What Predicts Success for our kids?

What predicts success? A 2015 American study by the National Center for Learning Disorders found that having an Individual Education Plan wasn’t the most important factor. More important was having

  • strong support from parents,
  • a strong connection to friends and community, and
  • a strong sense of self confidence.

1200 young adults (1-2 years after leaving school, both with and without diagnosed learning issues) were surveyed about their school experiences, results, hobbies, family structure, services received, and life satisfaction. The results showed students with learning and attention issues could be grouped into ‘Navigators’, ‘Copers’ and ‘Strugglers’. The Navigators had the most positive outcomes post secondary schooling.

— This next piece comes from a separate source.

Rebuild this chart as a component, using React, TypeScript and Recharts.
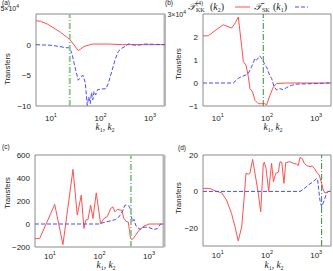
import React from "react";
import { ComposedChart, Line, XAxis, YAxis, ReferenceLine, ReferenceArea } from "recharts";

const K_RANGE = [5, 2000];
const K_TICKS = [10, 100, 1000];

// (a)  values in units of 10^4
const A_RED_K = [5, 6.2, 8.5, 11.5, 15.7, 21.4, 24.3, 29.2, 35.6, 40, 46.5, 68, 150, 280, 2000];
const A_RED_V = [3.9, 3.8, 3.35, 2.7, 2.0, 1.16, 0.8, -0.04, -0.97, -0.7, -0.3, 0.1, 0.1, 0, 0];
const A_BLUE_K = [5, 10, 15, 20, 24, 27, 31.5, 35.6, 40.5, 44.6, 49.6, 54, 58, 62, 66, 70, 74, 80, 88, 100, 112, 129, 144, 168, 196, 228, 267, 311, 363, 425, 537, 800, 2000];
const A_BLUE_V = [0, -0.1, -0.3, -0.5, -0.5, -1.7, -4.1, -5.8, -5.2, -5.0, -6.3, -9.9, -8.5, -9.6, -7.8, -9.0, -7.6, -8.2, -7.3, -7.3, -7.2, -7.2, -6.3, -4.4, -2.5, -1.1, -0.6, -0.3, 0.13, 0, -0.1, 0.1, 0];
const A_MARK = 24;
const A_TICKS = [-10, -5, 0, 5];

// (b)  values in units of 10^4
const B_RED_K = [5, 6.4, 8.8, 12.9, 19.1, 22.4, 26.1, 30.6, 33, 37.5, 41.7, 45, 51, 57, 66.5, 78, 90, 98, 106, 115, 135, 158, 250, 2000];
const B_RED_V = [2.05, 2.05, 2.28, 2.53, 2.39, 2.6, 2.87, 1.58, 0.93, 0.78, 0.27, -0.24, -0.39, -0.75, -0.9, -0.9, -0.9, -0.95, -0.75, -0.53, -0.17, -0.02, 0, 0];
const B_BLUE_K = [5, 15, 20.6, 26, 30, 36, 41.7, 48.7, 57, 61, 65, 71, 76, 84, 92, 98, 106, 115, 124, 140, 158, 182, 213, 250, 316, 400, 2000];
const B_BLUE_V = [0, 0, 0, 0.2, 0.27, 0.34, 0.42, 0.71, 1.07, 1.0, 1.05, 1.18, 1.1, 0.95, 0.75, 0.7, 0.5, 0.3, 0.2, -0.17, -0.31, -0.24, -0.3, -0.2, -0.1, -0.05, 0];
const B_MARK = 84;
const B_TICKS = [-1, 0, 1, 2, 3];

// (c)
const C_RED_K = [5, 6.2, 12.5, 18.3, 29.2, 35.6, 42.9, 48.6, 52.6, 58.5, 66.4, 73.8, 86, 105, 123, 144, 168, 187, 205, 228, 280, 311, 347, 380, 406, 425, 458, 536, 625, 788, 993, 2000];
const C_RED_V = [-127, -127, 170, -179, 475, 77, 251, -39, 33, 39, 164, 48, 271, 4, 48, 65, 135, 149, 106, 126, 120, 48, 21, 18, -69, -127, -135, -98, -54, -19, 0, 0];
const C_BLUE_K = [5, 80, 97.5, 133, 168, 212, 247, 288, 326, 363, 406, 437, 458, 495, 536, 578, 677, 788, 993, 1250, 1460, 1710, 2000];
const C_BLUE_V = [0, 0, 0, 18, 27, 39, 62, 106, 164, 164, 149, 77, 18, 40, -9, -30, -48, -27, -30, -48, -40, 0, 0];
const C_MARK = 430;
const C_TICKS = [-200, 0, 200, 400, 600];

// (d)
const D_RED_K = [5, 6.9, 8.8, 12, 15, 19, 22.4, 26, 30.6, 34, 37.4, 41.7, 45, 51, 57, 66.5, 74.5, 84, 88, 95.5, 108, 124, 135, 150, 170, 184, 200, 221, 240, 293, 342, 400, 432, 468, 521, 573, 640, 748, 833, 916, 1020, 1155, 1290, 1395, 1510, 1760, 2000];
const D_RED_V = [1.65, 1.65, 0.3, -0.8, -4.8, -12.1, -19.5, -27.2, -19.5, -4.8, 9.9, 9.5, 10, 17.6, 9.9, -1.1, -11.2, 15, 16, 12.7, 0, 15.4, 5.3, 9.9, 10.5, 16.3, 16, 4.4, 15.8, 16.3, 15.4, 15, 14.2, 18.7, 18, 15.4, 14.2, 13.6, 14, 12.7, 10.5, 9, 4.4, 0.7, -0.9, 0, 0];
const D_BLUE_K = [5, 470, 546, 692, 870, 1020, 1070, 1190, 1290, 1460, 1620, 1760, 2000];
const D_BLUE_V = [0, 0, 1.1, 3.5, 5.3, 7.2, 6.4, -4.8, -8.5, -4.8, -1.1, 0, 0];
const D_MARK = 1290;
const D_TICKS = [-30, -20, -10, 0, 10, 20];

const RED = "#ff5050";
const BLUE = "#4a4aff";
const SANS = "'Liberation Sans', Arial, sans-serif";
const SERIF = "'Liberation Serif', 'DejaVu Serif', serif";

const pts = (ks: number[], vs: number[]) => ks.map((k, i) => ({ k, v: vs[i] }));
const fmt = (v: number) => (v < 0 ? "\u2212" + Math.abs(v) : String(v));

function XTick({ x, y, payload, dyBase }: any) {
  const exp = Math.round(Math.log10(payload.value));
  return (
    <text x={x} y={y + dyBase} textAnchor="middle" fontSize={8} fill="#222" fontFamily={SANS}>
      10<tspan dy={-4} fontSize={5.5}>{exp}</tspan>
    </text>
  );
}

// multiplier label for the top tick: [dx from axis, dy from the tick]
function makeYTick(mult: number | null, mpos: number[]) {
  return ({ x, y, payload }: any) => {
    if (mult !== null && payload.value === mult) {
      return (
        <text x={x - mpos[0]} y={y + mpos[1]} textAnchor="end" fontSize={7} fill="#222" fontFamily={SANS}>
          {mult}×10<tspan dy={-3} fontSize={5}>4</tspan>
        </text>
      );
    }
    return (
      <text x={x - 3} y={y + 3} textAnchor="end" fontSize={8} fill="#222" fontFamily={SANS}>
        {fmt(payload.value)}
      </text>
    );
  };
}

function XLabel({ cx, cy }: any) {
  return (
    <text x={cx} y={cy} textAnchor="middle" fontSize={9.5} fill="#222" fontFamily={SERIF}>
      <tspan fontStyle="italic">k</tspan>
      <tspan fontSize={6} dy={2}>1</tspan>
      <tspan dy={-2}>, </tspan>
      <tspan fontStyle="italic">k</tspan>
      <tspan fontSize={6} dy={2}>2</tspan>
    </text>
  );
}

function YLabel({ cx, cy }: any) {
  return (
    <text x={cx} y={cy} transform={`rotate(-90 ${cx} ${cy})`} textAnchor="middle" dy={3} fontSize={7.5} fill="#222" fontFamily={SANS}>
      Transfers
    </text>
  );
}

function Panel(p: any) {
  return (
    <div style={{ position: "absolute", left: p.left, top: p.top }}>
      <ComposedChart width={p.width} height={p.height} margin={p.margin}>
        <XAxis
          dataKey="k"
          type="number"
          scale="log"
          domain={K_RANGE}
          allowDataOverflow
          ticks={K_TICKS}
          tick={<XTick dyBase={p.xTickDy} />}
          tickLine={false}
          tickSize={0}
          axisLine={false}
          height={p.xHeight}
          label={<XLabel cx={p.xl[0]} cy={p.xl[1]} />}
        />
        <YAxis
          type="number"
          domain={p.domain}
          ticks={p.ticks}
          allowDataOverflow
          width={p.yWidth}
          tick={makeYTick(p.mult, p.mpos)}
          tickLine={false}
          tickSize={0}
          axisLine={false}
          label={<YLabel cx={p.yl[0]} cy={p.yl[1]} />}
        />
        <ReferenceArea x1={K_RANGE[0]} x2={K_RANGE[1]} y1={p.domain[0]} y2={p.domain[1]} fill="none" stroke="#8a8a8a" strokeWidth={1} />
        {p.edge && <ReferenceLine x={K_RANGE[1]} stroke="#b4b4b4" strokeWidth={3} />}
        <Line data={p.red} dataKey="v" type="linear" stroke={RED} strokeWidth={1} dot={false} isAnimationActive={false} />
        <Line data={p.blue} dataKey="v" type="linear" stroke={BLUE} strokeWidth={1} strokeDasharray="4 2" dot={false} isAnimationActive={false} />
        <ReferenceLine x={p.mark} stroke={p.markColor} strokeWidth={p.markWidth} strokeDasharray="6 2 1 2" />
      </ComposedChart>
    </div>
  );
}

export default function App() {
  return (
    <div style={{ position: "absolute", left: 0, top: 0, width: 333, height: 271, background: "#fff", overflow: "hidden" }}>
      <Panel left={0} top={0} width={166} height={135} margin={{ top: 14, right: 1, bottom: 0, left: 0 }}
        yWidth={36} xHeight={29} domain={[-10, 5]} ticks={A_TICKS} mult={5} mpos={[15, -3]} edge
        red={pts(A_RED_K, A_RED_V)} blue={pts(A_BLUE_K, A_BLUE_V)} mark={A_MARK} markColor="#8fc98f" markWidth={2}
        xTickDy={13} xl={[105, 129.5]} yl={[7, 69]} />
      <Panel left={163} top={0} width={170} height={135} margin={{ top: 14, right: 2, bottom: 0, left: 0 }}
        yWidth={40} xHeight={29} domain={[-1, 3]} ticks={B_TICKS} mult={3} mpos={[15, 3]}
        red={pts(B_RED_K, B_RED_V)} blue={pts(B_BLUE_K, B_BLUE_V)} mark={B_MARK} markColor="#2f8f2f" markWidth={1}
        xTickDy={13} xl={[110, 129.5]} yl={[15, 64]} />
      <Panel left={0} top={135} width={166} height={136} margin={{ top: 20, right: 2, bottom: 0, left: 0 }}
        yWidth={35} xHeight={24} domain={[-200, 600]} ticks={C_TICKS} mult={null} mpos={[0, 0]} edge
        red={pts(C_RED_K, C_RED_V)} blue={pts(C_BLUE_K, C_BLUE_V)} mark={C_MARK} markColor="#8fc98f" markWidth={2}
        xTickDy={10} xl={[106, 133]} yl={[7, 58]} />
      <Panel left={163} top={135} width={170} height={136} margin={{ top: 20, right: 2, bottom: 0, left: 0 }}
        yWidth={40} xHeight={25} domain={[-30, 20]} ticks={D_TICKS} mult={null} mpos={[0, 0]}
        red={pts(D_RED_K, D_RED_V)} blue={pts(D_BLUE_K, D_BLUE_V)} mark={D_MARK} markColor="#2f8f2f" markWidth={1}
        xTickDy={10} xl={[111, 133]} yl={[15, 63]} />
      <svg width={333} height={271} style={{ position: "absolute", left: 0, top: 0, pointerEvents: "none" }}>
        <g fontFamily={SANS} fontSize={6.5} fill="#222">
          <text x={2} y={5}>(a)</text>
          <text x={165} y={5}>(b)</text>
          <text x={2} y={149}>(c)</text>
          <text x={178} y={150}>(d)</text>
        </g>
        <g fontFamily={SERIF} fill="#222">
          <text x={188} y={10} fontSize={10} fontStyle="italic">𝒯</text>
          <text x={196} y={5} fontSize={6}>(4)</text>
          <text x={196} y={12} fontSize={6}>KK</text>
          <text x={210} y={10} fontSize={10}>(<tspan fontStyle="italic">k</tspan><tspan fontSize={6} dy={2}>2</tspan><tspan dy={-2}>)</tspan></text>
          <line x1={235} y1={7} x2={250} y2={7} stroke={RED} strokeWidth={1} />
          <text x={254} y={10} fontSize={10} fontStyle="italic">𝒯</text>
          <text x={262} y={12} fontSize={6}>SK</text>
          <text x={273} y={10} fontSize={10}>(<tspan fontStyle="italic">k</tspan><tspan fontSize={6} dy={2}>1</tspan><tspan dy={-2}>)</tspan></text>
          <line x1={295} y1={7} x2={308} y2={7} stroke={BLUE} strokeWidth={1} strokeDasharray="4 2" />
        </g>
      </svg>
    </div>
  );
}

What set them apart was having a positive mindset, strong family support, self advocacy skills, mentor support, community connection, early intervention, positive messages and high expectations from others.

Parents can help their children become successful navigators by doing the following:

  • Talk regularly with your kids about differences and disability.
  • Share your own strengths and weaknesses to help your child identify theirs.
  • Help children define themselves by their strengths, not their difficulties.
  • Encourage them to be confident in their abilities, and persevere when challenged. 
  • Help them pursue their passions to boost self esteem and build community connections.
  • Work with the school to develop an IEP (ILP in Australia) and transition supports.
  • Include children in discussions about them.
  • Act early – seek evaluations and assessments as soon as you have concerns.
  • Tackle negative messages, teasing or low expectations from teachers and peers.
  • Educate yourself; be informed about service options and supports, build collaborative relationships with experts.
  • Connect with other parents and build your own support networks.